Ohio 3rd-grader leads penny drive for family shelter
ROBERTA REDFERN
The Toledo Blade
TOLEDO
Angelica Dowiak had an idea.
The 9-year-old’s fundraising plan — sketched on a sheet of paper with a red marker and complete with an illustration of a penny-filled jar — was simple: “Look for pennies all around. Help raise money. by asking for pennies.”
Her target for the money was children in need at Beach House Family Shelter in Toledo.
For five days, the precocious, blond-haired, blue-eyed child solicited pennies from those around her: neighbors, friends, family members, someone walking by on the sidewalk. People pulled pennies from their pockets, from the depths of their couch cushions, and from the crevices of their car consoles.
“People don’t really give up their other money, so if they just give up one cent, pretty soon you come up with a dollar,” the little girl explained.
A dollar, yes. But when she was done, young Angelica had not the $30 or $40 her family and teachers expected, but just short of $388. That’s almost 38,800 copper coins.
Last Thursday, Angelica presented the money to Tammy Holder, Beach House executive director, to use toward feeding and clothing some of the hundreds of homeless kids who come through the agency’s doors every year with their families, seeking food, shelter, and hope.
“Never did I imagine she would get this much money,” said Laura Golbinec, intervention specialist at Imagine Madison Avenue School of Arts, which the girl attends as a third grader. “I was amazed.”
The charter school stresses community service every year in individual classrooms to help develop character, Golbinec said. However, this year the school decided to coordinate efforts and have all the classes do the various service projects they came up with during one week. They titled their efforts, “The best community service week ever.”
The 557 students in kindergarten through fifth grade cleaned the playground on the school’s newly expanded grounds. They created and sent cards to Heartland of Perrysburg nursing home residents and to those serving overseas. They planted flowers at local businesses, raised money for the Toledo Area Humane Society, held a professional attire drive, and brought in cans of food for local food-bank donations.

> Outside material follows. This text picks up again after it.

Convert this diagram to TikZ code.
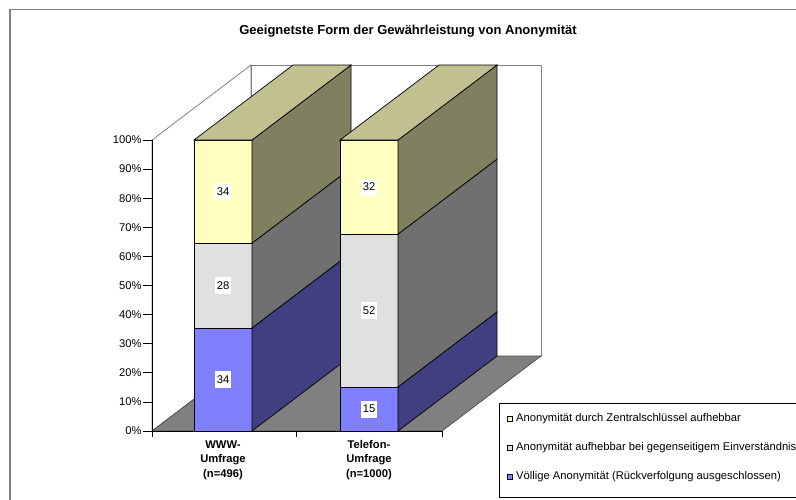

Each year, Golbinec said, one or two students want to break out on their own and raise funds through an idea they have. Angelica came up with “Pennies for Possibilities.” Two other students, Maniya Pickett, 11, and Raeonna Walker, 10, both fourth-graders at Imagine, raised about $200 for the Ronald McDonald House.
Angelica’s idea developed from the mind of a child, a child who sees her family struggling financially. Her father, Walter Dowiak, is unable to work for the last half dozen years after suffering a disability.